Lydia Caslow, 6, of Marietta, said it’s one of her favorite subjects in school

“I actually really like the music and singing we do,” she said after passing along her rhythm.

Meanwhile Brown is observing his students as they pass the beat with two fingers tapping in the next child’s palm.

“Rhythm is just a pattern of short sounds and long sounds,” he explains to the class.

Excitement grows in the room as Brown pulls out guiros, maracas, tambourines and wood blocks and each child is allowed one instrument to echo his beats with.

Caslow picks a gourd maraca, while Svarta picks up a tambourine.

All the while Brown is mentally taking notes and adapting his teaching to make sure his students learn the concepts of music he’s teaching.

“It’s an informal assessment watching and listening to them as they perform these different exercises,” he explained between another two classes. “It’s happening all the time with no pressure.”

Scott Kratche, principal at Putnam, has nothing but praise for Brown.

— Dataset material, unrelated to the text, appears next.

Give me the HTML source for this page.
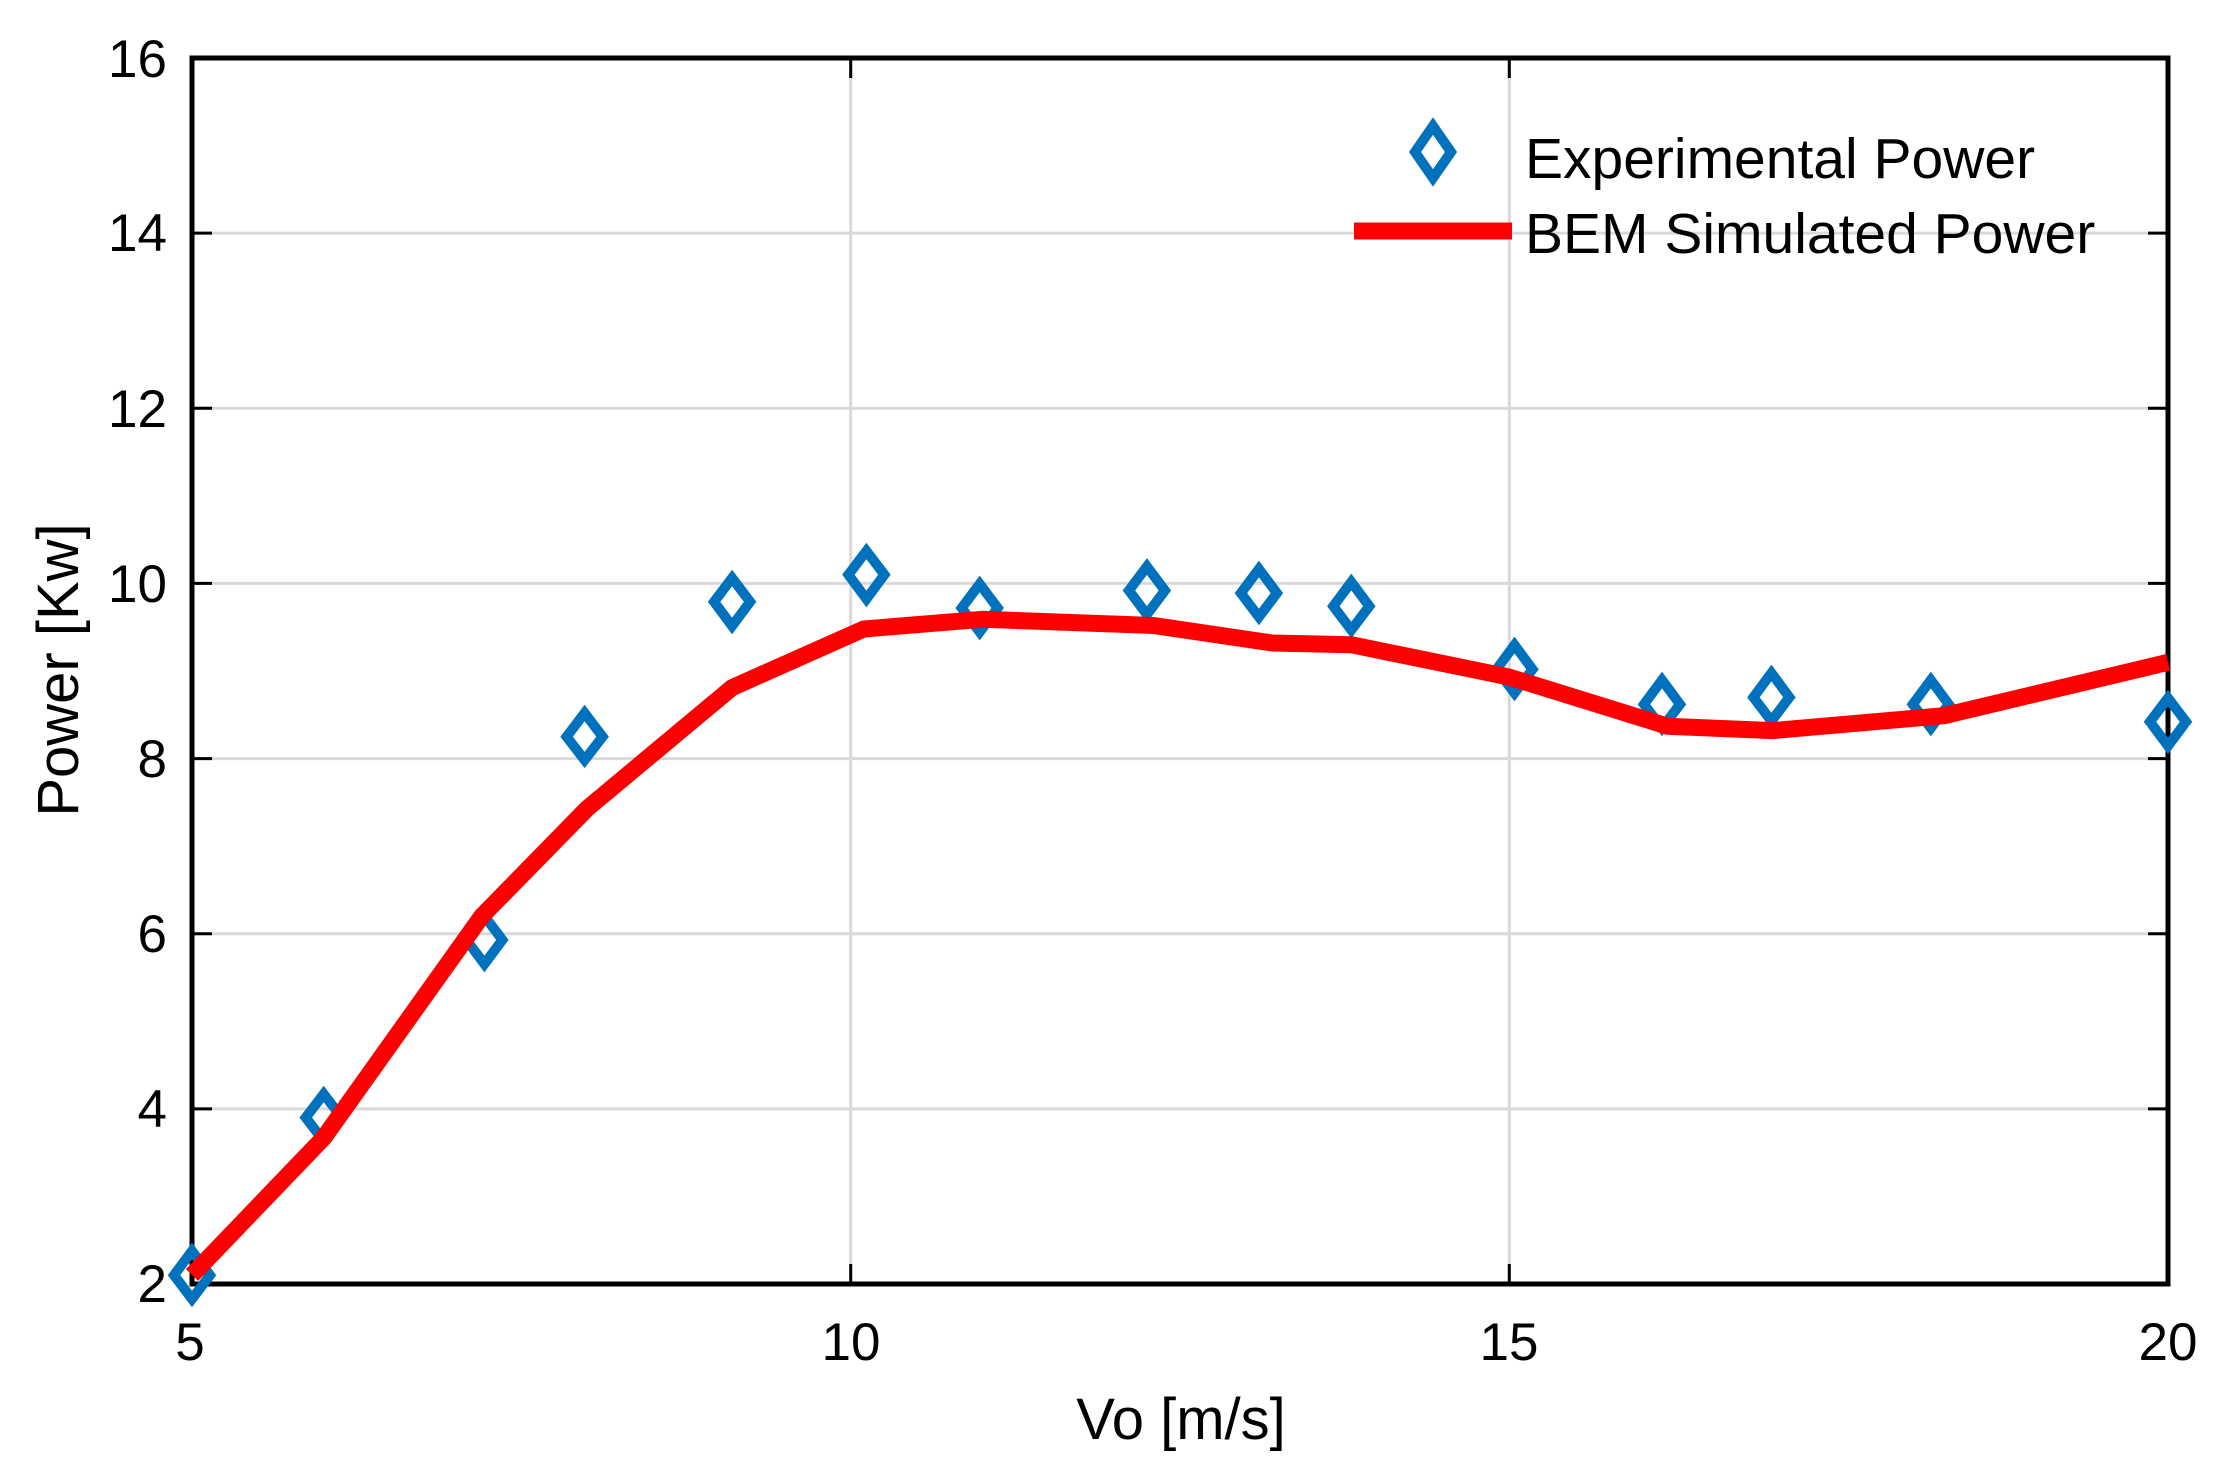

“He reaches these kids in a way that others can’t,” he explains. “Their inhibitions melt and they open up in a way they typically don’t.”

Kratche says he’s amazed by all that Brown accomplishes with his students in such a short time, and only seeing each class for one out of three weeks at a time as their specialized classes rotate.

“And he also has a ukulele group and is teaching choir for both elementaries one morning a week before school,” Kratche says. “I think he’s opening doors for them.”

And why does Brown continue to teach music after 11 years solely in elementary music education?

“You don’t become a teacher for external reasons like the pay,” he says. “I have one of the best jobs in the world. Music education I think is one of the most interesting subjects that you can teach everything else with.”

At a glance

¯ Steve Brown, of Marietta, teaches music at Putnam and Washington elementary schools.

¯ Brown also leads a ukulele choir and the schools’ two choirs.

¯ Brown said he has always wanted to teach music in schools since he was in elementary himself.